Signs Done Well - VI

Tuesday, February 09, 2016

            Before the day was over on which Jesus had fed the masses, he performed another amazing sign.  His disciples began their trip back across Lake Galilee to their home base at Capernaum, but the Lord was not with them.  They had traveled between three and four miles in the boat when suddenly Jesus caught up to them, not in another boat, but walking upon the water.

            This defies all we know about science and physics and natural laws – thus the miraculous sign.  It was such a violation of these things that when the men who loved Him most saw him approach, they were very frightened.  Jesus assures them it is him, and that they need not fear (John 6:16-21).

            When Jesus says “It is I” in verse 20, he kicks off a series of these “I Am” statements in the rest of the chapter (e.g. verse 35).  This is a statement, a claim, of divinity.  Only God says “I Am” in this way in the Bible.  Jesus is, subtly in one sense, not so subtly in another, claiming to be God.  This makes sense.  Only God could do what Jesus did in this sign.

            Another important link that would have been apparent to the disciples and especially to John as author later on is how this sign hearkens back to the words of Psalm 107.  That psalm begins “Oh give thanks to the LORD, for he is good.”  The psalmist then goes on and recalls various types of desperate situations the people of God have gotten into, and how God delivered them.  One of them was danger at sea – a deep-seated fear for all the ancients.  In verses 23-31 of Psalm 107, listen to the parallels with John chapter 6:

 

Some went down to the sea in ships, doing business on the great waters;

they saw the deeds of the LORD, his wondrous works in the deep.

For he commanded and raised the stormy wind, which lifted up the waves of the sea.

They mounted up to heaven; they went down to the depths; their courage melted away in their evil plight;

they reeled and staggered like drunken men and were at their wits' end.

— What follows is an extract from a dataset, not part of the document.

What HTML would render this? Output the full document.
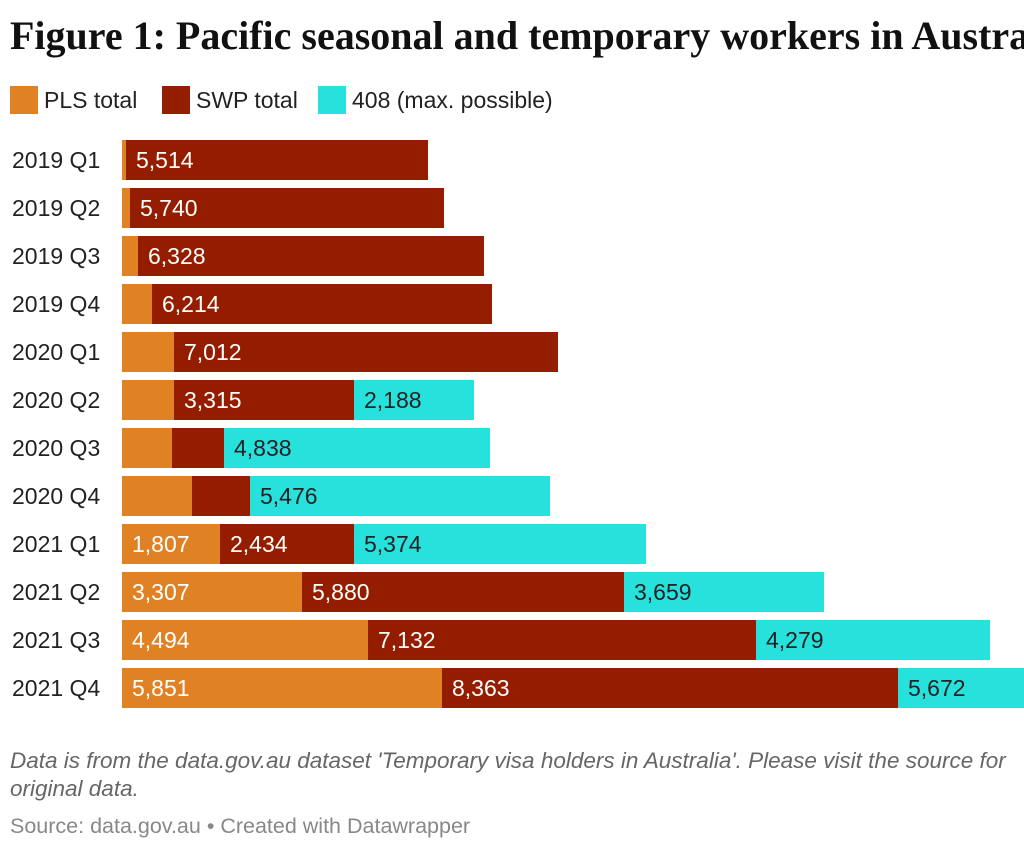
<!DOCTYPE html>
<html><head><meta charset="utf-8"><style>
body{margin:0;width:1024px;height:850px;background:#fff;overflow:hidden;position:relative;font-family:"Liberation Sans",sans-serif;}
.t{position:absolute;left:10px;top:12px;font-family:"Liberation Serif",serif;font-weight:bold;font-size:40px;white-space:nowrap;color:#111;}
.lg{position:absolute;top:86px;height:28px;font-size:23px;color:#222;line-height:28px;white-space:nowrap}
.sw{display:inline-block;width:28px;height:28px;vertical-align:top;margin-right:6px}
.lab{position:absolute;left:12px;font-size:23px;color:#222;line-height:40px}
.b{position:absolute;height:40px;line-height:40px;font-size:23px;color:#fff;box-sizing:border-box;padding-left:10px;white-space:nowrap;overflow:hidden}
.o{background:#e08224}.r{background:#941d00}.c{background:#27e1dc;color:#222}
.f{position:absolute;left:10px;font-size:22.5px;color:#666;font-style:italic;white-space:nowrap}
</style></head><body>
<div class="t">Figure 1: Pacific seasonal and temporary workers in Australia</div>
<div class="lg" style="left:10px"><span class="sw" style="background:#e08224"></span>PLS total</div>
<div class="lg" style="left:162px"><span class="sw" style="background:#941d00"></span>SWP total</div>
<div class="lg" style="left:318px"><span class="sw" style="background:#27e1dc"></span>408 (max. possible)</div>
<div id="c"></div>
<script>
var rows=[["2019 Q1",126,428,0,"","5,514",""],["2019 Q2",130,444,0,"","5,740",""],["2019 Q3",138,484,0,"","6,328",""],["2019 Q4",152,492,0,"","6,214",""],["2020 Q1",174,558,0,"","7,012",""],["2020 Q2",174,354,474,"","3,315","2,188"],["2020 Q3",172,224,490,"","","4,838"],["2020 Q4",192,250,550,"","","5,476"],["2021 Q1",220,354,646,"1,807","2,434","5,374"],["2021 Q2",302,624,824,"3,307","5,880","3,659"],["2021 Q3",368,756,990,"4,494","7,132","4,279"],["2021 Q4",442,898,1208,"5,851","8,363","5,672"]];
var h="";rows.forEach(function(r,i){var y=140+48*i;
h+='<div class="lab" style="top:'+y+'px">'+r[0]+'</div>';
h+='<div class="b o" style="top:'+y+'px;left:122px;width:'+(r[1]-122)+'px">'+r[4]+'</div>';
h+='<div class="b r" style="top:'+y+'px;left:'+r[1]+'px;width:'+(r[2]-r[1])+'px">'+r[5]+'</div>';
if(r[3])h+='<div class="b c" style="top:'+y+'px;left:'+r[2]+'px;width:'+(r[3]-r[2])+'px">'+r[6]+'</div>';});
document.getElementById("c").innerHTML=h;
</script>
<div class="f" style="top:748px">Data is from the data.gov.au dataset 'Temporary visa holders in Australia'. Please visit the source for</div>
<div class="f" style="top:776px">original data.</div>
<div class="f" style="top:814px;font-style:normal;font-size:21.5px;color:#888">Source: data.gov.au • Created with Datawrapper</div>
</body></html>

Then they cried to the LORD in their trouble, and he delivered them from their distress.

He made the storm be still, and the waves of the sea were hushed.

Then they were glad that the waters were quiet, and he brought them to their desired haven.

Let them thank the LORD for his steadfast love, for his wondrous works to the children of men!

 

     Wondrous indeed are His mighty works!  His signs show us the way.